* _Exercise prompt_: Copy every line of the data that includes the string "Python".

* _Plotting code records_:
--- begin ---

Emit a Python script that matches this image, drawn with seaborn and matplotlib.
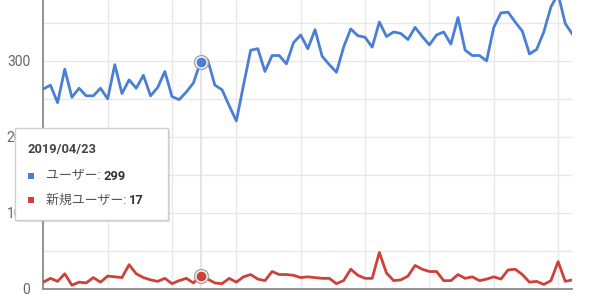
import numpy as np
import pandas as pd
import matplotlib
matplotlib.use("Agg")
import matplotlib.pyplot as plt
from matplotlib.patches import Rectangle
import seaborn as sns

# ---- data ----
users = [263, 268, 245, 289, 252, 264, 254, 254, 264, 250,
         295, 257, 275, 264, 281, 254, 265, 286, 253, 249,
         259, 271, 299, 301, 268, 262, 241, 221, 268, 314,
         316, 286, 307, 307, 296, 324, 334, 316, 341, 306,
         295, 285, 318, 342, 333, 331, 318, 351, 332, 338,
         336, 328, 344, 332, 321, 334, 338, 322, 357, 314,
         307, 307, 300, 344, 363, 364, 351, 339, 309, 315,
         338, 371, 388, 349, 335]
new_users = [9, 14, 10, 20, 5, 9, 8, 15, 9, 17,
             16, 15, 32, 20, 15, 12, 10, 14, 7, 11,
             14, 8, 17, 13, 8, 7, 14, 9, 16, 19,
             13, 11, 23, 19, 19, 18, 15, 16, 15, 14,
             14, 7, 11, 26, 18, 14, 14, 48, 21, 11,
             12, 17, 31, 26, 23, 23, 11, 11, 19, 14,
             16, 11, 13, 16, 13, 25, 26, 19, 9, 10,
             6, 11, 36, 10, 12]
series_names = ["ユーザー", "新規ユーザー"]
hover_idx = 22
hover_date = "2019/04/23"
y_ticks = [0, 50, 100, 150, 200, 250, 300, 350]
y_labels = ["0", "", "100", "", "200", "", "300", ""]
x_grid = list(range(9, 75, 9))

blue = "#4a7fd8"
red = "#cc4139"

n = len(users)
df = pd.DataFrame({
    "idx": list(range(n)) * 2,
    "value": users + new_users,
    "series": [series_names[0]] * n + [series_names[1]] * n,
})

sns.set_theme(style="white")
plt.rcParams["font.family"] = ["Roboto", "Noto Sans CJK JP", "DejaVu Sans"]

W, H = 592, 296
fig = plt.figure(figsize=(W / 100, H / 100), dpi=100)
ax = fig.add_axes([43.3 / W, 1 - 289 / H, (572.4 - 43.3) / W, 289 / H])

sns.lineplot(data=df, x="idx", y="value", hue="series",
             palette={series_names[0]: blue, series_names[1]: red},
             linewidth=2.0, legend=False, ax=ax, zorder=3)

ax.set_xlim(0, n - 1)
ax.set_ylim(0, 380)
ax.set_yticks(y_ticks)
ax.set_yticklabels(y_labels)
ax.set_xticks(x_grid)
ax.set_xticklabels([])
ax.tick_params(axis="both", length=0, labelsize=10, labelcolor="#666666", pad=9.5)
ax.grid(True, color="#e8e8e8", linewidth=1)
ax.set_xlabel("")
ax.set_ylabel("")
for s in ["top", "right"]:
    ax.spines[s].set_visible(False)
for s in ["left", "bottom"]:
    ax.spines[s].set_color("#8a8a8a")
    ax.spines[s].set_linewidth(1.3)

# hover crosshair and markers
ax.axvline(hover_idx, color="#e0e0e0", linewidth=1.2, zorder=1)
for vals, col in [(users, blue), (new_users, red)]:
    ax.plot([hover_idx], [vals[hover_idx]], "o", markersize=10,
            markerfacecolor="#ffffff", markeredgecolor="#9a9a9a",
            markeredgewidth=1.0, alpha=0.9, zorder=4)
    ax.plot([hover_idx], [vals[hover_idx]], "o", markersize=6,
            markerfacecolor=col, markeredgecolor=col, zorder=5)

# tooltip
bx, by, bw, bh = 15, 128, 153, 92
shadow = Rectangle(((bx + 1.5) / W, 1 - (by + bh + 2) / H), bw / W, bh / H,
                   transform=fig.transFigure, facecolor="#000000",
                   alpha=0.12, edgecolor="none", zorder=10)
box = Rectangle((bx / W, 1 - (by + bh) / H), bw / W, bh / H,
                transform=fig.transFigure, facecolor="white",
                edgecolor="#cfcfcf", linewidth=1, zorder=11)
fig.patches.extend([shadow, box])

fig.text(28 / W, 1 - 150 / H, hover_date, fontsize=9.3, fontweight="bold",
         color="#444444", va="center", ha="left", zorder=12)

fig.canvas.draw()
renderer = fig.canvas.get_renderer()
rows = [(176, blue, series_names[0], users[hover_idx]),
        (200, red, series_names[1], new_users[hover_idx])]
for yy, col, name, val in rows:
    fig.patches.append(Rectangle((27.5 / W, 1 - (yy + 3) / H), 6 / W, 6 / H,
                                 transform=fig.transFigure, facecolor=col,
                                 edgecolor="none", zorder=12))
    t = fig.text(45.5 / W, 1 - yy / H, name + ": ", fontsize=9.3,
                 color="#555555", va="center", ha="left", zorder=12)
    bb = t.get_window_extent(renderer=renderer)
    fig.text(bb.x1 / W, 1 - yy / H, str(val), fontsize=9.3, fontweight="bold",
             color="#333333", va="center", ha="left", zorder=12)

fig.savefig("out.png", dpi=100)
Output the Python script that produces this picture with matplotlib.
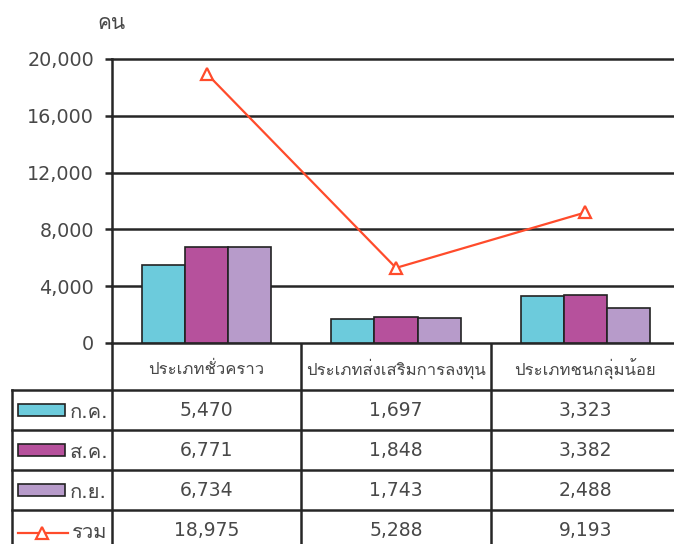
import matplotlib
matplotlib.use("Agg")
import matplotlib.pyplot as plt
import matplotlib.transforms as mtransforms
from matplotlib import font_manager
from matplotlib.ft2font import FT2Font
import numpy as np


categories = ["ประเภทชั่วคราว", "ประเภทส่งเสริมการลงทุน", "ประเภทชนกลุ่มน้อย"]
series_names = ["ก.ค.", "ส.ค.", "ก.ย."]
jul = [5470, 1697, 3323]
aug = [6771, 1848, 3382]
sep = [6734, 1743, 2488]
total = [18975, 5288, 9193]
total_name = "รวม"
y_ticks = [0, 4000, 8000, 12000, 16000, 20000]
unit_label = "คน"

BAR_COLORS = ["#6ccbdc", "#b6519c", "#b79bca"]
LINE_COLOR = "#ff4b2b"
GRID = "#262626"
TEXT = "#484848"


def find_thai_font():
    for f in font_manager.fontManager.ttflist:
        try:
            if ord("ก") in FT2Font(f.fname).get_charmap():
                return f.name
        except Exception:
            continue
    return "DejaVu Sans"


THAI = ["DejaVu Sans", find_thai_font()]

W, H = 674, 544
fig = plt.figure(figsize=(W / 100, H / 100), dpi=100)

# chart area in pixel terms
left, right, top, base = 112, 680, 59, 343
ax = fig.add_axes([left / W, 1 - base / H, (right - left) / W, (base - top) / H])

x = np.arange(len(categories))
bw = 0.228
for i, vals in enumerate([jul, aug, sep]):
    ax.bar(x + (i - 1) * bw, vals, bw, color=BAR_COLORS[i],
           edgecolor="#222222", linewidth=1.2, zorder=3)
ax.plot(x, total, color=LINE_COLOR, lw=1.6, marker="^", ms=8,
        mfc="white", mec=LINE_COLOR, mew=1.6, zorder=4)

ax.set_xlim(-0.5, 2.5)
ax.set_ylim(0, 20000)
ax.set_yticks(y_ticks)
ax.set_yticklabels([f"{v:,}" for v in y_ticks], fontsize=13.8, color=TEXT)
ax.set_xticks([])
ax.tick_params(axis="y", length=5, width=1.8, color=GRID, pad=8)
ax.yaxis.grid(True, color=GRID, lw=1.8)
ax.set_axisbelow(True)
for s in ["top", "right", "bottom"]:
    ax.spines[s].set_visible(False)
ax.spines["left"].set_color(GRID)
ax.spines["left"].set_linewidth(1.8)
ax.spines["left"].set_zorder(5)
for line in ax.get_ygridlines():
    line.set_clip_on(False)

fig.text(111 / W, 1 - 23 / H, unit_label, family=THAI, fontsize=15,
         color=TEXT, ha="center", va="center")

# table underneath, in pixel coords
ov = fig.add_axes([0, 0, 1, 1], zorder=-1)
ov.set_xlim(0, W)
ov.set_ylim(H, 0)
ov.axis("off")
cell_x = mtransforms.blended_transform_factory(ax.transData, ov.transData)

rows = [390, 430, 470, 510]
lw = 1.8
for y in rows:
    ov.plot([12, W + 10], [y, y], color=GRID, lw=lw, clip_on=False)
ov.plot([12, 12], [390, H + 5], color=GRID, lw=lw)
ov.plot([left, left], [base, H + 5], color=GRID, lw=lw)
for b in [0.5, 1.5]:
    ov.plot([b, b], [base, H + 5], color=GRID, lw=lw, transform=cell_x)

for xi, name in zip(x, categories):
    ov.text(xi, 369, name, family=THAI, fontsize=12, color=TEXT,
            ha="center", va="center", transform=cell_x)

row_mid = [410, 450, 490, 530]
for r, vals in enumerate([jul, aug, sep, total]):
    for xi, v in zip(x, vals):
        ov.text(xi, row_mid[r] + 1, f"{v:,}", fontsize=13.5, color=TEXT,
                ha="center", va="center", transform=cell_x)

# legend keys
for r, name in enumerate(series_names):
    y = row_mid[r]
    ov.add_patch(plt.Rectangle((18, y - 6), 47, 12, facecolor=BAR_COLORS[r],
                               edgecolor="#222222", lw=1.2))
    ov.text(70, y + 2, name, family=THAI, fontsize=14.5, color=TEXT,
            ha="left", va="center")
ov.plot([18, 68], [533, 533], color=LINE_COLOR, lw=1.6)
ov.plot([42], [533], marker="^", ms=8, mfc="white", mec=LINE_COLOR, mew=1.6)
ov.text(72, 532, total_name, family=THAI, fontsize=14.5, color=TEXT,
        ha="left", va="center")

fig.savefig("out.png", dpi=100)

--- end ---

* _Solution_:
Emit a Python script that matches this image, drawn with seaborn and matplotlib.
Output the Python script that produces this picture with matplotlib.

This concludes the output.